On 30th April an online session was conducted by Anthony Heredia CA, MD & CEO, Mahindra Manulife Mutual Funds and Take Charge Mentor, for our mentees and the larger public which was attended by over 150 people. He stresses that investment is not that complicated, but the Emotional Quotient should prevail over the Intelligent Quotient – go with your gut.
He focused on 3 major areas:
● Importance of financial planning
● Key investment concepts
● Importance of allocation
Everyone knows the importance of money, especially in today’s times. He spoke about salaried employees, who want to create wealth. He also spoke about Influencers, the top businessmen, how do they make money. It is also important to do sensible stuff with the money you earn. He spoke about a typical life cycle and future dreams, stressing on the importance of money to get you there – from building wealth to using it to preserving it.
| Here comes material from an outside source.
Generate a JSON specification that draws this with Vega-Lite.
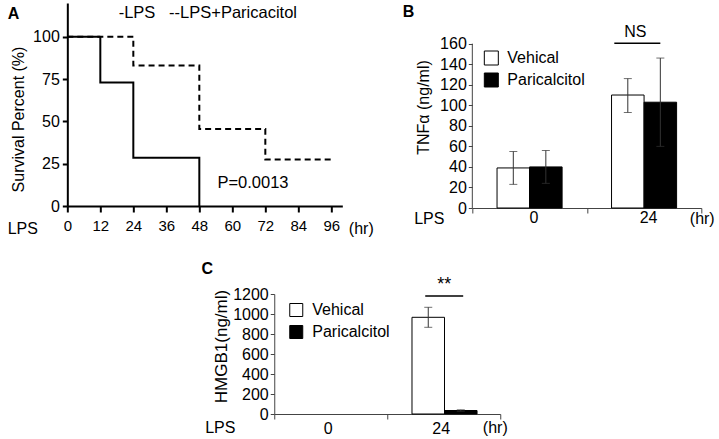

There are various types of Investment, Equity, Debt, Insurance etc. Investment can be made in Gold, FDs, stocks, etc. but is your investment able to beat inflation that is constant around 5% to 7% and in present times is rising. In times of major and prolonged crisis like we just experienced with the Covid pandemic are you able to pull through, because you made valuable investments when the going was good, that have appreciated over time. So many notes and coins that we used in the past are extinct now as their value has depreciated eg. 25p, 50p, 1Re, 2Rs. 5Rs. etc.
Power of Compounding
The price you pay by coming in and out of an investment and staying on is amazing. A Systematic Investment Plan (SIP), forces you to save money, however small the investment is for starters, then you can slowly increase the amount as you earn and learn more on the subject.
There are various funds – debt, liquid, equity etc.
Cost of Delay
Through a practical example, he shared the difference between a person investing at an early age eg 25 and a person investing at an older age eg. 45 An early start is vital.
The effects of delayed investment is seen in the additional amount that has to be put in the later you start and the returns are still lower. Every 5 years delay doubles monthly outflow
Importance of Asset Allocation
There are many types of assets – Equity, Debt, Cash Equivalent, Real Estate, Gold, Commodities
It is very important to invest in the right companies and assets, and know when to exit based on the market research. Depending on the age the choice needs to be made. At a younger age a 70/30 with emphasis on Equity and less on Debt/ Fixed assets as it is easier to take risks at a younger age. For seniors the reverse would apply as the earning capacity has gone down.
Asset Allocation is very important – Do not put all your eggs in one basket. Keep abreast of the market and observe the trends/ changes.
Timing is crucial – know when to get in and when to step out.
Keep your dream and goal in mind and build your finances to help attain it. It is very important to be Disciplined, Consistent, Invest for the long term, stick to it as this will help sustain you.
Invest in an Index Fund. Do not get swayed by friends and the market. You are in it for the long haul.
Savings for Emergencies – It's advisable to have a Health Insurance, start young as the premiums are smaller. Hospital bills can be draining and erode your finances.
● The Psychology of Money by Morgan Hansel
● Rich Dad, Poor Dad by Robert Kiyosaki
A very interesting and interactive session that helped us all learn so many new concepts and motivated us to start investing right away. Thanks so much to Anthony Heredia for sharing his knowledge with us and giving us practical tips to start on the investment journey, for Money Matters!